JG I can tell you that your work on this bug has helped tremendously. In our case, the Exec is rarely in the office, but we manage the Exchange 2010 server housed onsite. The Exec does travel, but always prefers everything on Calendar to reflect EST (all appointments and meetings). Exec creates invites on an iPad and invites others (sometimes within organization and sometimes outside organization). Appointments are accurate in that they have correct EST time zones. And we can see the raw data on Exchange that appointments are accurate In EST.
Exec's iPhone however will show two sets of appointment times (EST times and sometimes Pacific, other times GMT). We are still not sure if Exec is modifying these appointments or just opening them up on iPhone. But for sure the iPhone often overwrites the Time Zone stamp on appointment and propagates everywhere else, marking it now as Pacific in exchange and other mail systems like Gmail.
If I go to Outlook on an invitee calendar (invitee being in our same organization), Outlook is intuitive enough to place correct start and end time in the day, week or month views. But if you open the appointment itself we now see time zone has changed to Pacific. The strange part about this: the organizer's Outlook calendar completely shows Pacific in both the day/week/month views and inside the appointment itself.
if we ask the user to open the appointment on the iPhone, it is now typically 3 hours earlier start/end, and time zone is Cupertino. But we've also seen the GMT times as second TZ designation as well (in the Phone)
Our Exec is physically on east coast, creating EST invites. IPad is fine. Seems the iPhone is really screwing with the time zone stamp. We tried to advise user to set 'time zone override' off, try that, and then turn override on, try again, makes no difference in either setting.

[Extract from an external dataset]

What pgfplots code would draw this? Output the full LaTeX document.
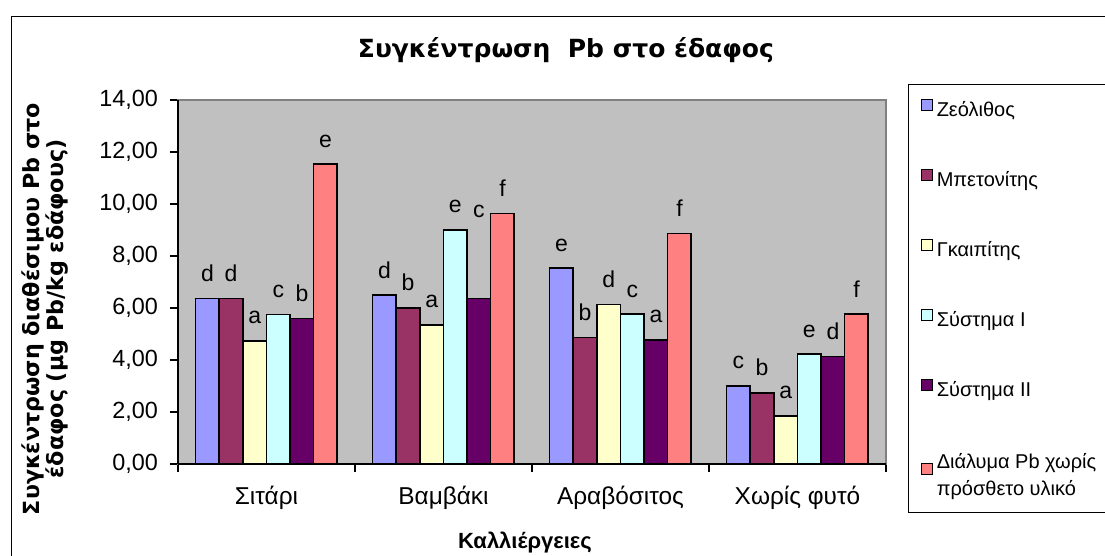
\documentclass[border=0pt]{standalone}
\usepackage{pgfplots}
\pgfplotsset{compat=1.18}
\usepackage{pgfplotstable}
\usepackage{fontspec}
\setmainfont{Liberation Sans}
\newfontfamily\djv{DejaVu Sans}
\definecolor{czeo}{HTML}{9999FF}
\definecolor{cben}{HTML}{993366}
\definecolor{cgai}{HTML}{FFFFCC}
\definecolor{csa}{HTML}{CCFFFF}
\definecolor{csb}{HTML}{660066}
\definecolor{csol}{HTML}{FF8080}
\definecolor{plotbg}{HTML}{C0C0C0}
\definecolor{frame}{HTML}{808080}
\newcommand{\upc}{\raisebox{32pt}{c}}

\pgfplotstableread{
x zeo zeoL ben benL gai gaiL sa saL sb sbL sol solL
0 6.37 d 6.37 d 4.74 a 5.75 c 5.60 b 11.53 e
1 6.49 d 6.00 b 5.35 a 9.00 e 6.37 \upc{} 9.64 f
2 7.53 e 4.87 b 6.14 d 5.76 c 4.77 a 8.86 f
3 3.00 c 2.74 b 1.85 a 4.23 e 4.14 d 5.76 f
}\data

\newcommand{\lstrut}{\rule[-3pt]{0pt}{10pt}}
\begin{document}
\begin{tikzpicture}
\useasboundingbox (0,0) rectangle (552.5pt,278pt);
\draw[line width=0.6pt] (5.85pt,-5pt) -- (5.85pt,269.75pt) -- (560pt,269.75pt);
\begin{axis}[
  at={(89pt,46pt)}, anchor=south west,
  scale only axis, width=354pt, height=182pt,
  ybar=0pt, bar width=11.8pt,
  xmin=-0.5, xmax=3.5, ymin=0, ymax=14,
  xtick={-0.5,0.5,1.5,2.5,3.5},
  x tick label as interval,
  xticklabels={Σιτάρι,Βαμβάκι,Αραβόσιτος,Χωρίς φυτό},
  ytick={0,2,...,14},
  xtick pos=bottom, ytick pos=left,
  tick align=outside, major tick length=4pt,
  tick style={black, line width=0.6pt},
  /pgf/number format/assume math mode=true,
  yticklabel style={/pgf/number format/.cd, fixed, fixed zerofill, precision=2, use comma, /tikz/.cd, xshift=-2.5pt, font=\fontsize{11.7}{14}\selectfont},
  xticklabel style={yshift=-3.5pt, font=\fontsize{12.2}{14}\selectfont},
  axis line style={draw=frame, line width=0.6pt},
  axis background/.style={fill=plotbg},
  title={Συγκέντρωση\ \ Pb στο έδαφος},
  every axis title/.style={at={(axis description cs:0.548,1.137)}, anchor=center, font=\djv\bfseries\fontsize{12.5}{15}\selectfont},
  xlabel={Καλλιέργειες},
  xlabel style={at={(axis description cs:0.49,-0.217)}, anchor=center, font=\bfseries\fontsize{11}{13}\selectfont},
  ylabel={Συγκέντρωση διαθέσιμου Pb στο\\έδαφος (μg Pb/kg εδάφους)},
  ylabel style={at={(axis description cs:-0.188,0.426)}, anchor=center, rotate=0, align=center, font=\djv\bfseries\fontsize{11.1}{12}\selectfont},
  nodes near coords,
  point meta=explicit symbolic,
  every node near coord/.append style={anchor=base, yshift=8.5pt, font=\fontsize{11.5}{13}\selectfont, black},
  legend style={at={(axis description cs:1.031,1.044)}, anchor=north west, draw=black, line width=0.6pt, fill=white,
    font=\fontsize{10}{13.5}\selectfont, inner xsep=6pt, inner ysep=7.2pt, row sep=25pt, column sep=2pt,
    nodes={inner sep=0pt}},
  legend cell align=left,
  legend image code/.code={\draw[#1, line width=0.6pt, draw=black] (0pt,-0.3pt) rectangle (5.5pt,5.2pt);},
  after end axis/.code={
    \draw[black, line width=0.6pt] (rel axis cs:0,0) -- (rel axis cs:1,0);
    \draw[black, line width=0.6pt] (rel axis cs:0,0) -- (rel axis cs:0,1);
  },
]
\addplot[fill=czeo, draw=black, line width=0.8pt] table[x=x, y=zeo, meta=zeoL] {\data};
\addlegendentry{\lstrut Ζεόλιθος}
\addplot[fill=cben, draw=black, line width=0.8pt] table[x=x, y=ben, meta=benL] {\data};
\addlegendentry{\lstrut Μπετονίτης}
\addplot[fill=cgai, draw=black, line width=0.8pt] table[x=x, y=gai, meta=gaiL] {\data};
\addlegendentry{\lstrut Γκαιπίτης}
\addplot[fill=csa, draw=black, line width=0.8pt] table[x=x, y=sa, meta=saL] {\data};
\addlegendentry{\lstrut Σύστημα Ι}
\addplot[fill=csb, draw=black, line width=0.8pt] table[x=x, y=sb, meta=sbL] {\data};
\addlegendentry{\lstrut Σύστημα ΙΙ}
\addplot[fill=csol, draw=black, line width=0.8pt] table[x=x, y=sol, meta=solL] {\data};
\addlegendentry{\begin{tabular}[b]{@{}l@{}}\lstrut Διάλυμα Pb χωρίς\\πρόσθετο υλικό\end{tabular}}
\end{axis}
\end{tikzpicture}
\end{document}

The problem as it often gets caught up in the 'blame game' of Apple-Microsoft. But like you we did our due diligence and can see the server being updated and changed by the IOS device, not the other way around. And your uncovering this Apple bug here, was closest we saw of same type of issue: multiple Apple devices and inconsistencies between the two Apple devices.
Also seems that any errors can be manually fixed later, by using Outlook/Exchange to fix and propagate changes back to all Apple devices.
With certainty user has IOS 8 on both devices. But whether it's 8 or 8.1 not sure yet as we asked for info on that.
A question to the group: is this bug replicable if one would, let's say, unbox a new iPad and iPhone and start fresh with same account on both? Or is it affecting users with two Apple devices seemingly at random? Because I would think if it's a constant bug with IOS 8, and users that have both an iPad and an iPhone, then anyone would be able to replicate these issues.
With 30k plus views on this thread, I can see enough users are probably experiencing this and consensus is that it must be fixed by Apple. But shouldn't it be affecting many more users who have multiple devices? I have both an iPad and iPhone with IOS 8 and will do some more testing. I think what I'm suggesting: if we replace affected iPhone with new iPhone 6 running 8.1 would problem go away? Many on this thread have gone to Genius bar and are still frustrated, and some have done full wipes & resets to no avail, but have any had Apple replace whole device?
Maybe we recommend leaving Calendar on just the one working Apple device, and remove it from the other, would this be an effective way to solve this (until Apple fixes it)? Then advise to try re-adding Calendar on second device at a later date? In other words: is having two devices the root of this issue and removing one device from mix a viable option? I realize not everyone has means to do something like simply replace an iPhone.
Thanks all and welcome any input. I can tell you this is driving everyone bananas here.